◆ Exercise task ◆
Where a line holds "React", copy it.

(Rows from a dataset of charts and code)
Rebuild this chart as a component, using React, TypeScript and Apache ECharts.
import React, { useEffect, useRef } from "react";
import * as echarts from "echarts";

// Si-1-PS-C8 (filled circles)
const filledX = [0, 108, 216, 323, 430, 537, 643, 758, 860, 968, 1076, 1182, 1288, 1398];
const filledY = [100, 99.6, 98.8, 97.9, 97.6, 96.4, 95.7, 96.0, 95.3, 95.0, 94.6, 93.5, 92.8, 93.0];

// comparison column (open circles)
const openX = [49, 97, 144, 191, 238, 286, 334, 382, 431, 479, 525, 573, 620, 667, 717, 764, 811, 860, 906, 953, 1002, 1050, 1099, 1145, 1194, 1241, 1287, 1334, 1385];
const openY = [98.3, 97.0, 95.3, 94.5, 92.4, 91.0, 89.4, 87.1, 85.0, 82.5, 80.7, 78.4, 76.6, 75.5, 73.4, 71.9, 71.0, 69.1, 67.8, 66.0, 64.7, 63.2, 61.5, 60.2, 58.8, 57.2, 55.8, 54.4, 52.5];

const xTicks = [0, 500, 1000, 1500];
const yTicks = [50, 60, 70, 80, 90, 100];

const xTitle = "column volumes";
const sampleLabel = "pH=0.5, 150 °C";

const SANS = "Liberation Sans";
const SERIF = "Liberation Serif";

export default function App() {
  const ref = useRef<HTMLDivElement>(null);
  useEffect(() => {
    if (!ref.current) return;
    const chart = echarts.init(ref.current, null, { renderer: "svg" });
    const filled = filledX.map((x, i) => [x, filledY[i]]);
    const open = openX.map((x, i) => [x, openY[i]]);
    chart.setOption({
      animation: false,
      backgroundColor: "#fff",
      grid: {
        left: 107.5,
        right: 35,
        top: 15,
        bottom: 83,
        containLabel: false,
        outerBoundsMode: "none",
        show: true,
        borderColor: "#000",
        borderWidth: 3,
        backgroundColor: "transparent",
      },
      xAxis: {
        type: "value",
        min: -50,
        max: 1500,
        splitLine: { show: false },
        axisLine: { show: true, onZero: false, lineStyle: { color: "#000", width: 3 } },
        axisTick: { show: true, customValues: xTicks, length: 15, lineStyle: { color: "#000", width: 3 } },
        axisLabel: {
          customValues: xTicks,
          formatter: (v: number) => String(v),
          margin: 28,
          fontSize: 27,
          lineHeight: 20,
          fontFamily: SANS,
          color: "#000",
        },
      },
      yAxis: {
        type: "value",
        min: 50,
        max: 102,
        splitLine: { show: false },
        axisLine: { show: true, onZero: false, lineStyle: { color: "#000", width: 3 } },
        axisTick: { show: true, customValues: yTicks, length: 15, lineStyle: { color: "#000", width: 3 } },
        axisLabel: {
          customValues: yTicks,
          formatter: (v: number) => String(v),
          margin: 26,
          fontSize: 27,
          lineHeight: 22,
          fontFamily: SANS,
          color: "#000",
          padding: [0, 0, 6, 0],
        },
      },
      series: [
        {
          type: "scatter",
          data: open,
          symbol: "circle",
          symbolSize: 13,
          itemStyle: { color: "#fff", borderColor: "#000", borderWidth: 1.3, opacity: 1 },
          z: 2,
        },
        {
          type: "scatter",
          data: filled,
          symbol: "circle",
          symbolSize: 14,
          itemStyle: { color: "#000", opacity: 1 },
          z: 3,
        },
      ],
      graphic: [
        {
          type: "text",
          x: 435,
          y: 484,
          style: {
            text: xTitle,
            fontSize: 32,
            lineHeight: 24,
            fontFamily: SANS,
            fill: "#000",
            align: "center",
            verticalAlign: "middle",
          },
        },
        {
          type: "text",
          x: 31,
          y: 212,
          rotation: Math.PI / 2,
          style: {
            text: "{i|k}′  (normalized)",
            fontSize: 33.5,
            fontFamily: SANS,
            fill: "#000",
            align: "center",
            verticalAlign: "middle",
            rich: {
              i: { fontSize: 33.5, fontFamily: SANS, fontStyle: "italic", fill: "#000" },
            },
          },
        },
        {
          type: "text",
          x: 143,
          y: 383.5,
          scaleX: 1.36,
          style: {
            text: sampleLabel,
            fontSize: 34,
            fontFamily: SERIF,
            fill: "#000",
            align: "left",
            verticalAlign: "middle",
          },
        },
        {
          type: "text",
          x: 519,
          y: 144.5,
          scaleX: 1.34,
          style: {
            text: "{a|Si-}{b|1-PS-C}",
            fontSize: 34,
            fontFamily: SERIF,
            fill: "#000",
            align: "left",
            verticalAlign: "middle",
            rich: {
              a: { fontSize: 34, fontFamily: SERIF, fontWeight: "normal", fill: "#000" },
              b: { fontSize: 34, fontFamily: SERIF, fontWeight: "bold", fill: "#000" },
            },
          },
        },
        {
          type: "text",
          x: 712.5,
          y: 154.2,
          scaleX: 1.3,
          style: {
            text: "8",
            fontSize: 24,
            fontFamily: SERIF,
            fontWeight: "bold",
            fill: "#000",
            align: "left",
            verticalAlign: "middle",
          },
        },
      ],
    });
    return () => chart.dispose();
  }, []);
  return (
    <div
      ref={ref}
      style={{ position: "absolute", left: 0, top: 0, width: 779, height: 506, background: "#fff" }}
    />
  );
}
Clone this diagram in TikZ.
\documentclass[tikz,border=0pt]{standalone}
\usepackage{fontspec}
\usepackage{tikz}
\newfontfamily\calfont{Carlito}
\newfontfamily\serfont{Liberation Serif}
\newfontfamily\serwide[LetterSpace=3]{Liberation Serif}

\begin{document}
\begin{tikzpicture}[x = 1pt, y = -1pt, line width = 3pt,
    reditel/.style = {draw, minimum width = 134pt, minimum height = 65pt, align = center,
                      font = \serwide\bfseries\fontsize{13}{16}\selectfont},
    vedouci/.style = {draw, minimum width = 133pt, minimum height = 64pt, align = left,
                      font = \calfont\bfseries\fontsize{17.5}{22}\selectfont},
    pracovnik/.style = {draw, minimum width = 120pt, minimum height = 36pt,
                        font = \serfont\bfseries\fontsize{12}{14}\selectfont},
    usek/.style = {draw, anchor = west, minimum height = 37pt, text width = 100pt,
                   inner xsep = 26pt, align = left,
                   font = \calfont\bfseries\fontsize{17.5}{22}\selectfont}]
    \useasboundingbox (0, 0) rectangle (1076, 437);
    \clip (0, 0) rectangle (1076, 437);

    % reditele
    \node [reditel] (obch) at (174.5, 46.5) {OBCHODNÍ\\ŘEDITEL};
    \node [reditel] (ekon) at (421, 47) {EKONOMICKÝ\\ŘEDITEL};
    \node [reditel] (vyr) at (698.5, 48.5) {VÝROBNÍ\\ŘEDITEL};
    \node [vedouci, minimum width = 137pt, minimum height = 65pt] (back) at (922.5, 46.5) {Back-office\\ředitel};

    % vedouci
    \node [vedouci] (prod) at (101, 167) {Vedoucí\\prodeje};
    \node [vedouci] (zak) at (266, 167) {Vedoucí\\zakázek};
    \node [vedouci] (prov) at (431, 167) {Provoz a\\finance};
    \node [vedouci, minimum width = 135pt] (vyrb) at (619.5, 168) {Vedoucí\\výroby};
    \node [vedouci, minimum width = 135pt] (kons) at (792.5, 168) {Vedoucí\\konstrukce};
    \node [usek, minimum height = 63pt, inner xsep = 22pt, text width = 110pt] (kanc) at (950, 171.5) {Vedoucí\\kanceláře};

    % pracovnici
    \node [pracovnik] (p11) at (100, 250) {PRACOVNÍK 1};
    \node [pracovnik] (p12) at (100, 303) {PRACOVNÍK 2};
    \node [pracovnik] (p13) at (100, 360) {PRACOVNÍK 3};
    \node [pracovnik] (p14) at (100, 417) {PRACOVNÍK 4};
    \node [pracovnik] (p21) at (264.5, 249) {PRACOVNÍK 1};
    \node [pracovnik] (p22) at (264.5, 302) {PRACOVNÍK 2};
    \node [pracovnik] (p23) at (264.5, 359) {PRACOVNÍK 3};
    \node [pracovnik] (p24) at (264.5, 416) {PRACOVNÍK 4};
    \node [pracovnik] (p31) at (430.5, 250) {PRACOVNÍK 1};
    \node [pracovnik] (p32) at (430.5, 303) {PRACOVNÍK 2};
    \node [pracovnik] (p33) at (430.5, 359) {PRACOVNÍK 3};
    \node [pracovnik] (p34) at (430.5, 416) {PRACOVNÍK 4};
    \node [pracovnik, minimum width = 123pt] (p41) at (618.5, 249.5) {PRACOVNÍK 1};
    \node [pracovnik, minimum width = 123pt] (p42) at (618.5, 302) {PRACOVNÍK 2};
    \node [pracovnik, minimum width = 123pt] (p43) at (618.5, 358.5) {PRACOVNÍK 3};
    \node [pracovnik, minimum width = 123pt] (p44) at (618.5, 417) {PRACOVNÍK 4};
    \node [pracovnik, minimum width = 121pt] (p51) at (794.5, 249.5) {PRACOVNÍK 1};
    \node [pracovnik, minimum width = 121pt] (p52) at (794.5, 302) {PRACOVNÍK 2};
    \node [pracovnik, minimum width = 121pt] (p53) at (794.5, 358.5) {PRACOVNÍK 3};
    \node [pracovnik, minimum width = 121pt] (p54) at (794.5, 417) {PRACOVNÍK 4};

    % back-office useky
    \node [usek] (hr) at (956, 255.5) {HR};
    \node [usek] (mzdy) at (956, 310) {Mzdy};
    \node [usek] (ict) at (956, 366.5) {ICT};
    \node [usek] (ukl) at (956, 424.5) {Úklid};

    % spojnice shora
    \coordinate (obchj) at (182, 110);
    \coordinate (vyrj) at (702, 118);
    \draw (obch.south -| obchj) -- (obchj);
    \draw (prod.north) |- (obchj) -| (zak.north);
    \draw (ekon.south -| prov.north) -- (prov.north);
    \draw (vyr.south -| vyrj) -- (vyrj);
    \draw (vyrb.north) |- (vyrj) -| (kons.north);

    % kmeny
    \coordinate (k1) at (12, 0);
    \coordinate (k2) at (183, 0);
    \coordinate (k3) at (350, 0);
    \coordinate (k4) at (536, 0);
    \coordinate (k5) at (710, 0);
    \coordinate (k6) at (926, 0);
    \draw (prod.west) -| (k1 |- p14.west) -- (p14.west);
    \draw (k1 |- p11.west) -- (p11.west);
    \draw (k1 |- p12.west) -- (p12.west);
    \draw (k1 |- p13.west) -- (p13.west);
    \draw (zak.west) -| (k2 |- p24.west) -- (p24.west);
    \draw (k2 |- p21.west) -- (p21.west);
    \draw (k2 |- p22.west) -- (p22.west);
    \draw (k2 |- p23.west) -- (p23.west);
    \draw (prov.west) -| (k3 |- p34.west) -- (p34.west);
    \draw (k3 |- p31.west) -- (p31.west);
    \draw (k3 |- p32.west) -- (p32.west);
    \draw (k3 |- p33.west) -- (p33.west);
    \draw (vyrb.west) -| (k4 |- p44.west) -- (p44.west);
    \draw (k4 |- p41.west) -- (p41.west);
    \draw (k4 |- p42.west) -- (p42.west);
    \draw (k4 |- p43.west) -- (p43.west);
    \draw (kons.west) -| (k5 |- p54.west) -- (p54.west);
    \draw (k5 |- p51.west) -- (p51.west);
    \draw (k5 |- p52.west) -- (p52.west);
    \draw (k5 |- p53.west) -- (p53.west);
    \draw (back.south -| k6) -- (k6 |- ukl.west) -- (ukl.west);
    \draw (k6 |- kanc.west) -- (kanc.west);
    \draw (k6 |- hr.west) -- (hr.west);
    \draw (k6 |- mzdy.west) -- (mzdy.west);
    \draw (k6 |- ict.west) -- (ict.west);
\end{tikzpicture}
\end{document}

◆ Reply ◆
Rebuild this chart as a component, using React, TypeScript and Apache ECharts.
import React, { useEffect, useRef } from "react";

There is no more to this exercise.